Ryan Murphy is standing his ground.
The prolific and controversial TV creator and producer, 58, has remained unfazed, as his show “Monsters: The Lyle and Erik Menendez Story” has been slammed by the real Menendez brothers.
“I have no interest in talking to them,” Murphy told Variety in an interview published Thursday.
He added, “… I’m very close, obviously, with Kim Kardashian, who has spoken to them. I love Kim, and I believe she does God’s work. I believe in prison reform. I believe in everything she believes in. I don’t know what I would say to them. What would I ask them? I know what their perspective is.”
Erik, 53, and Lyle Menendez, 56, are currently serving life sentences in prison without the possibility of parole for the first-degree murder of their parents, Jose and Kitty Menendez, in 1989.
They alleged that their father had sexually abused them.
The show, which premiered Sept. 19 on Netflix, is the second season of Murphy’s “Monsters” anthology series. It began with its first season, “Dahmer – Monster: The Jeffrey Dahmer Story,” which earned its star, Evan Peters, a Golden Globe, and became Netflix’s second most popular show, despite Dahmer’s real life victims slamming the show.
“Monsters: The Erik and Lyle Menendez Story” dramatizes the killings and the trials that ended with the brothers’ 1996 conviction.
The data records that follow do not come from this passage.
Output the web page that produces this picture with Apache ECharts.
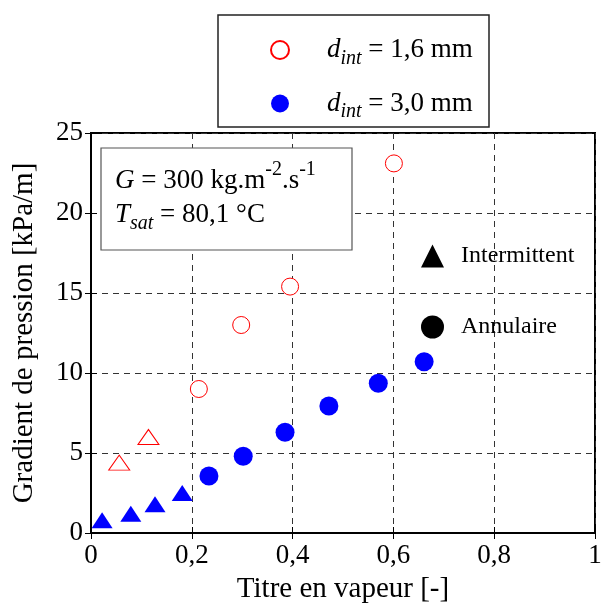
<!DOCTYPE html>
<html>
<head>
<meta charset="utf-8">
<script src="https://cdn.jsdelivr.net/npm/echarts@6/dist/echarts.min.js"></script>
<style>html,body{margin:0;padding:0;background:#fff;}#c{width:601px;height:607px;}</style>
</head>
<body>
<div id="c"></div>
<script>
// ---- data ----
var x16Ann = [0.214, 0.298, 0.395, 0.601];
var y16Ann = [9.0, 13.0, 15.4, 23.1];
var x16Int = [0.056, 0.114];
var y16Int = [4.4, 6.0];
var x30Int = [0.022, 0.079, 0.127, 0.181];
var y30Int = [0.8, 1.2, 1.8, 2.5];
var x30Ann = [0.234, 0.302, 0.385, 0.472, 0.570, 0.661];
var y30Ann = [3.56, 4.8, 6.3, 7.94, 9.36, 10.7];
var xTicks = [0, 0.2, 0.4, 0.6, 0.8, 1];
var yTicks = [0, 5, 10, 15, 20, 25];
var xTitle = 'Titre en vapeur [-]';
var yTitle = 'Gradient de pression [kPa/m]';

function pairs(xs, ys){ return xs.map(function(x,i){ return [x, ys[i]]; }); }
var FF = "'Liberation Serif','Times New Roman',serif";

var chart = echarts.init(document.getElementById('c'), null, {renderer:'canvas'});
var option = {
  animation: false,
  backgroundColor: '#fff',
  textStyle: {fontFamily: FF, color: '#000'},
  grid: {left: 91, right: 6, top: 133, bottom: 74, outerBoundsMode: 'none', containLabel: false,
    show: true, borderColor: '#000', borderWidth: 2, backgroundColor: 'transparent'},
  xAxis: [{
    type: 'value', min: xTicks[0], max: xTicks[xTicks.length-1], interval: 0.2,
    name: xTitle, nameLocation: 'middle', nameGap: 42,
    nameTextStyle: {fontFamily: FF, fontSize: 29, color: '#000'},
    axisLine: {show: true, lineStyle: {color: '#000', width: 2}},
    axisTick: {show: true, inside: true, length: 6, lineStyle: {color: '#000', width: 1}},
    axisLabel: {fontFamily: FF, fontSize: 27, color: '#000', margin: 9,
      formatter: function(v){ return String(+v.toFixed(1)).replace('.', ','); }},
    splitLine: {show: true, lineStyle: {color: '#333', type: [6,5], width: 1}}
  },{
    type: 'value', position: 'top', min: xTicks[0], max: xTicks[xTicks.length-1], interval: 0.2,
    axisLine: {show: false}, axisTick: {show: true, inside: true, length: 6, lineStyle: {color: '#000'}},
    axisLabel: {show: false}, splitLine: {show: false}
  }],
  yAxis: [{
    type: 'value', min: yTicks[0], max: yTicks[yTicks.length-1], interval: 5,
    name: yTitle, nameLocation: 'middle', nameGap: 52,
    nameTextStyle: {fontFamily: FF, fontSize: 29, color: '#000'},
    axisLine: {show: true, lineStyle: {color: '#000', width: 2}},
    axisTick: {show: true, inside: true, length: 6, lineStyle: {color: '#000', width: 1}},
    axisLabel: {fontFamily: FF, fontSize: 27, color: '#000', margin: 8},
    splitLine: {show: true, lineStyle: {color: '#333', type: [6,5], width: 1}}
  },{
    type: 'value', position: 'right', min: yTicks[0], max: yTicks[yTicks.length-1], interval: 5,
    axisLine: {show: false}, axisTick: {show: true, inside: true, length: 6, lineStyle: {color: '#000'}},
    axisLabel: {show: false}, splitLine: {show: false}
  }],
  legend: [{
    orient: 'vertical', left: 265, top: 30, itemGap: 20,
    itemWidth: 18, itemHeight: 18,
    data: ['d16', 'd30'],
    formatter: function(n){ return n === 'd16' ? '{sp|}{d|d}{sub|int}{n| = 1,6 mm}' : '{sp|}{d|d}{sub|int}{n| = 3,0 mm}'; },
    textStyle: {
      fontFamily: FF, fontSize: 27, color: '#000', lineHeight: 30,
      rich: {
        sp: {width: 33},
        d: {fontFamily: FF, fontSize: 27, fontStyle: 'italic', color: '#000'},
        sub: {fontFamily: FF, fontSize: 20, fontStyle: 'italic', color: '#000', padding: [17,0,0,0]},
        n: {fontFamily: FF, fontSize: 27, color: '#000'}
      }
    }
  },{
    orient: 'vertical', left: 416, top: 236, itemGap: 41,
    itemWidth: 23, itemHeight: 23,
    data: ['Intermittent', 'Annulaire'],
    formatter: function(n){ return '{sp|}' + n; },
    textStyle: {fontFamily: FF, fontSize: 24, color: '#000', lineHeight: 30, rich: {sp: {width: 12}}}
  }],
  graphic: [
    {type: 'rect', z: 100, shape: {x: 218, y: 15, width: 271, height: 112}, style: {fill: 'transparent', stroke: '#222', lineWidth: 1.5}},
    {type: 'rect', z: 5, shape: {x: 101, y: 148, width: 251, height: 102}, style: {fill: '#fff', stroke: '#555', lineWidth: 1.2}},
    {type: 'text', z: 6, x: 115, y: 160, style: {
      text: '{i|G}{n| = 300 kg.m}{sup|-2}{n|.s}{sup|-1}',
      fontFamily: FF, fontSize: 27, fill: '#000',
      rich: {
        i: {fontFamily: FF, fontSize: 27, fontStyle: 'italic'},
        n: {fontFamily: FF, fontSize: 27},
        sup: {fontFamily: FF, fontSize: 20, padding: [0,0,22,0]}
      }}},
    {type: 'text', z: 6, x: 115, y: 196, style: {
      text: '{i|T}{sub|sat}{n| = 80,1 °C}',
      fontFamily: FF, fontSize: 27, fill: '#000',
      rich: {
        i: {fontFamily: FF, fontSize: 27, fontStyle: 'italic'},
        n: {fontFamily: FF, fontSize: 27},
        sub: {fontFamily: FF, fontSize: 20, fontStyle: 'italic', padding: [18,0,0,0]}
      }}}
  ],
  series: [
    {name: 'd16', type: 'scatter', data: pairs(x16Ann, y16Ann), symbol: 'circle', symbolSize: 17,
      itemStyle: {color: '#fff', borderColor: '#ff0000', borderWidth: 1, opacity: 1}, z: 10},
    {name: 'd16i', type: 'scatter', data: pairs(x16Int, y16Int), symbol: 'triangle', symbolSize: [21, 15],
      itemStyle: {color: '#fff', borderColor: '#ff0000', borderWidth: 1, opacity: 1}, z: 10},
    {name: 'd30i', type: 'scatter', data: pairs(x30Int, y30Int), symbol: 'triangle', symbolSize: [21, 16],
      itemStyle: {color: '#0000ff', opacity: 1}, z: 10},
    {name: 'd30', type: 'scatter', data: pairs(x30Ann, y30Ann), symbol: 'circle', symbolSize: 19,
      itemStyle: {color: '#0000ff', opacity: 1}, z: 10},
    {name: 'Intermittent', type: 'scatter', data: [], symbol: 'triangle', itemStyle: {color: '#000', opacity: 1}},
    {name: 'Annulaire', type: 'scatter', data: [], symbol: 'circle', itemStyle: {color: '#000', opacity: 1}}
  ]
};
chart.setOption(option);
</script>
</body>
</html>
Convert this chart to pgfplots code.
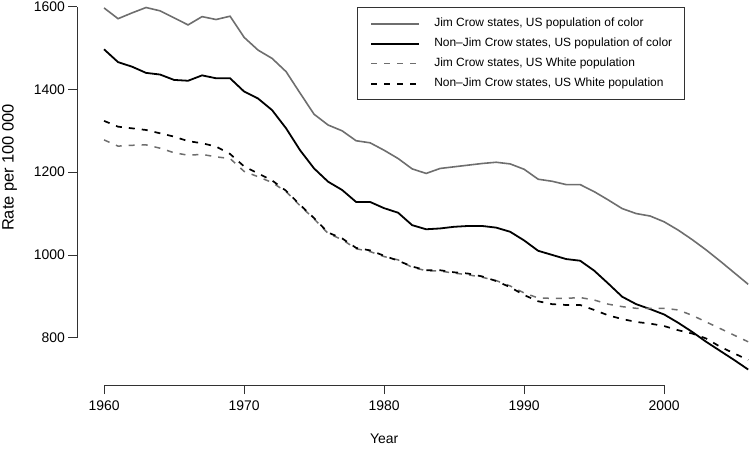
\documentclass[border=0pt]{standalone}
\usepackage{fontspec}
\setmainfont{Liberation Sans}
\usepackage{pgfplots}
\pgfplotsset{compat=1.18}
\usepackage{pgfplotstable}
\definecolor{lgray}{RGB}{110,110,110}
\definecolor{axgray}{RGB}{50,50,50}

\pgfplotstableread{
year jcc njcc jcw njcw
1960 1597 1497 1278 1324
1961 1571 1466 1263 1310
1962 1585 1455 1265 1306
1963 1598 1440 1266 1302
1964 1590 1436 1258 1294
1965 1573 1423 1247 1286
1966 1556 1421 1241 1275
1967 1576 1434 1243 1270
1968 1569 1427 1237 1262
1969 1577 1427 1233 1244
1970 1526 1395 1202 1214
1971 1495 1378 1189 1197
1972 1475 1350 1175 1180
1973 1443 1306 1153 1155
1974 1391 1253 1119 1121
1975 1340 1209 1087 1089
1976 1314 1177 1052 1054
1977 1300 1157 1037 1040
1978 1276 1128 1015 1017
1979 1271 1128 1008 1011
1980 1253 1113 996 998
1981 1233 1102 988 986
1982 1208 1072 970 972
1983 1197 1062 962 963
1984 1209 1064 961 963
1985 1213 1068 956 958
1986 1217 1070 952 955
1987 1221 1070 946 948
1988 1224 1066 938 937
1989 1220 1056 925 922
1990 1207 1035 908 903
1991 1183 1010 896 888
1992 1178 1000 895 881
1993 1170 990 895 879
1994 1170 986 897 879
1995 1153 962 891 867
1996 1133 931 881 854
1997 1112 899 875 845
1998 1100 881 871 838
1999 1094 869 871 834
2000 1080 856 871 828
2001 1060 836 867 818
2002 1037 814 854 810
2003 1012 790 838 798
2004 985 768 822 778
2005 957 746 806 762
2006 929 723 790 746
}\data

\begin{document}
\begin{tikzpicture}
\begin{axis}[
  scale only axis, width=673.7bp, height=385bp,
  xmin=1958.09, xmax=2006.2, ymin=685.6, ymax=1616.2,
  axis x line*=bottom, axis y line*=left,
  axis line style={draw=none},
  clip mode=individual,
  xtick={1960,1970,1980,1990,2000},
  ytick={800,1000,1200,1400,1600},
  minor tick num=0,
  tick align=outside, major tick length=9bp,
  tick style={axgray, line width=0.8bp},
  /pgf/number format/assume math mode=true,
  /pgf/number format/1000 sep={},
  ticklabel style={font=\fontsize{14}{16}\selectfont, text=black},
  xticklabel style={yshift=-3.5bp},
  xlabel={Year},
  xlabel style={font=\fontsize{14}{16}\selectfont, at={(axis description cs:0.4554,-0.1532)}, anchor=base},
  ylabel={Rate per 100 000},
  ylabel style={font=\fontsize{16.5}{18}\selectfont, at={(axis description cs:-0.0947,0.565)}, anchor=base, rotate=0},
  legend cell align=left,
  legend image code/.code={\draw[#1] (0bp,0bp) -- (48bp,0bp);},
  legend style={at={(axis description cs:0.4156,0.981)}, anchor=north west,
    draw=axgray, line width=0.8bp, font=\fontsize{12}{14}\selectfont,
    inner xsep=12.5bp, inner ysep=10bp, row sep=8bp, column sep=14.3bp,
    nodes={inner sep=0pt, text height=9bp, text depth=3bp}},
]
\addplot[lgray, line width=1.6bp] table[x=year, y=jcc] {\data};
\addlegendentry{Jim Crow states, US population of color}
\addplot[black, line width=1.8bp] table[x=year, y=njcc] {\data};
\addlegendentry{Non–Jim Crow states, US population of color}
\addplot[lgray, line width=1.5bp, dash pattern=on 6bp off 7bp] table[x=year, y=jcw] {\data};
\addlegendentry{Jim Crow states, US White population}
\addplot[black, line width=1.7bp, dash pattern=on 6bp off 7bp] table[x=year, y=njcw] {\data};
\addlegendentry{Non–Jim Crow states, US White population}
\draw[axgray, line width=0.8bp] (axis cs:1958.09,800) -- (axis cs:1958.09,1600);
\draw[axgray, line width=0.8bp] (axis cs:1960,685.6) -- (axis cs:2000,685.6);
\end{axis}
\pgfresetboundingbox
\path (-77.3bp,-64bp) rectangle (673.7bp,385bp);
\end{tikzpicture}
\end{document}
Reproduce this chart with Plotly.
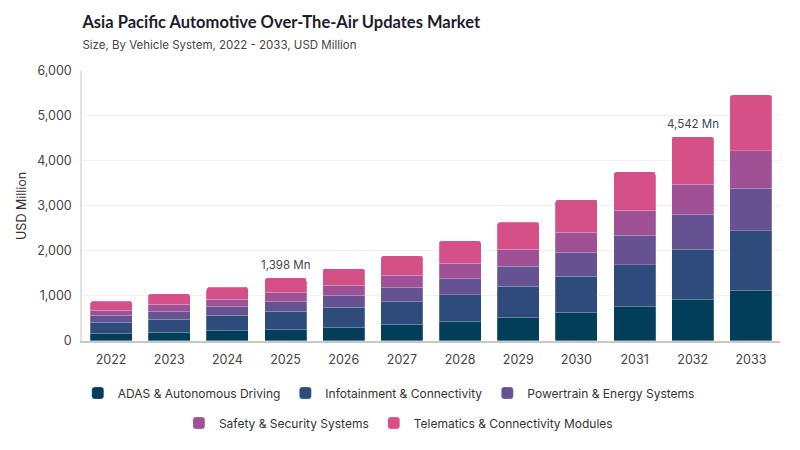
import plotly.graph_objects as go

years = ["2022", "2023", "2024", "2025", "2026", "2027",
         "2028", "2029", "2030", "2031", "2032", "2033"]

adas = [170, 185, 230, 252, 296, 363, 430, 526, 637, 770, 918, 1119]
infotainment = [237, 297, 333, 400, 445, 511, 592, 681, 793, 926, 1112, 1333]
powertrain = [156, 170, 200, 222, 274, 311, 371, 452, 540, 652, 785, 941]
safety = [118, 163, 163, 200, 222, 267, 333, 378, 445, 556, 666, 829]
telematics = [200, 229, 267, 324, 370, 437, 496, 600, 726, 852, 1061, 1245]

series_names = ["ADAS & Autonomous Driving", "Infotainment & Connectivity",
                "Powertrain & Energy Systems", "Safety & Security Systems",
                "Telematics & Connectivity Modules"]
colors = ["#023e5a", "#2f4b7c", "#665191", "#a05195", "#d45087"]
# first three in the top legend row, last two in the second row
legend_rows = ["legend", "legend", "legend", "legend2", "legend2"]

labelled_years = ["2025", "2032"]

totals = [sum(v) for v in zip(adas, infotainment, powertrain, safety, telematics)]

fig = go.Figure()
for name, vals, col, lg in zip(series_names,
                               [adas, infotainment, powertrain, safety, telematics],
                               colors, legend_rows):
    fig.add_trace(go.Bar(
        x=years, y=vals, name=name, legend=lg,
        marker=dict(color=col, line=dict(color="rgba(255,255,255,0.35)", width=0.6)),
    ))

# total labels on selected bars (category index, so the axis doesn't read "2025" as a number)
for yr in labelled_years:
    i = years.index(yr)
    fig.add_annotation(x=i, y=totals[i], text=f"{totals[i]:,} Mn",
                       showarrow=False, yshift=13,
                       font=dict(size=11.5, color="#3d4556"))

legend_style = dict(orientation="h", xref="container", yref="container",
                    xanchor="center", yanchor="middle",
                    font=dict(size=12, color="#333"),
                    traceorder="normal", itemwidth=30)

# page body adds ~8px offset, margins below account for it
fig.update_layout(
    barmode="stack",
    bargap=0.28,
    barcornerradius=3,
    width=800, height=450,
    margin=dict(l=74, r=28, t=63, b=101),
    plot_bgcolor="white",
    paper_bgcolor="white",
    font=dict(family="Inter, Lato, sans-serif", color="#3a3a3a"),
    title=dict(
        text="<b>Asia Pacific Automotive Over-The-Air Updates Market</b>"
             "<br><span style='font-size:11.5px;color:#444;font-family:Inter'>Size, By Vehicle System, 2022 - 2033, USD Million</span>",
        x=0.093, xanchor="left", y=0.956, yanchor="top",
        font=dict(size=16.5, color="#1c1c2e", family="Lato"),
    ),
    legend=dict(legend_style, x=0.476, y=1 - 385 / 450),
    legend2=dict(legend_style, x=0.488, y=1 - 415 / 450),
    showlegend=True,
)

fig.update_yaxes(
    range=[0, 6000], dtick=1000, tickformat=",",
    title=dict(text="USD Million", font=dict(size=12.5, color="#333"), standoff=8),
    automargin=False,
    showgrid=True, gridcolor="#f0f0f0", gridwidth=1,
    showline=True, linecolor="#e2e2e2", linewidth=1.5,
    ticks="outside", ticklen=6, tickcolor="white",
    tickfont=dict(size=12.5, color="#444"),
    zeroline=False,
)
fig.update_xaxes(
    type="category", range=[-0.5, len(years) - 0.5],
    showline=True, linecolor="#c8c8c8", linewidth=1.5,
    tickfont=dict(size=12.5, color="#444"),
    ticks="outside", ticklen=6, tickcolor="white",
)

fig.write_html("out.html")
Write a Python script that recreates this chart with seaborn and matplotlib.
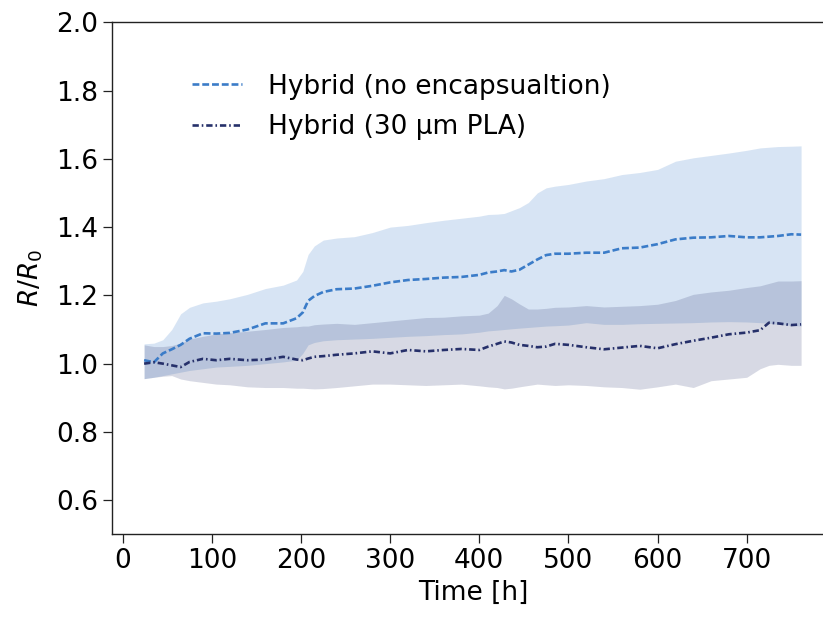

Javier Bardem and Chloe Sevigny star as their parents, while Cooper Koch plays Erik and Nicholas Alexander Chavez plays Lyle.
After the show premiered, Erik Menendez spoke out in a statement on Lyle’s facebook page on Sept. 20.
“It is with a heavy heart that I say, I believe Ryan Murphy cannot be this naive and inaccurate about the facts of our lives so as to do this without bad intent,” he wrote.
Erik blasted Murphy and said that the TV creator “shapes his horrible narrative through vile and appalling character portrayals of Lyle and me and disheartening slander.”
Murphy told Variety, “The family’s response is predictable at best.”
“I find it interesting because I would like specifics about what they think is shocking or not shocking. It’s not like we’re making any of this stuff up. It’s all been presented before.”
Murphy, who is also known for the “American Horror Story” franchise and “Glee,” added that he believes that the show is “the best thing that has happened to the Menendez brothers in 30 years.”
He continued, “They are now being talked about by millions of people all over the world.”
“[The show is] asking people to answer the questions, ‘Should they get a new trial? Should they be let out of jail? What happens in our society? Should people be locked away for life? Is there no chance ever at rehabilitation?’”
Murphy said that he’s “interested” in that topic, and people are talking about it.
“We’re asking really difficult questions, and it’s giving these brothers another trial in the court of public opinion. From what I can tell, it’s really opened up the possibility that this evidence that they claim that they have, maybe that there is going to be a way forward for them.”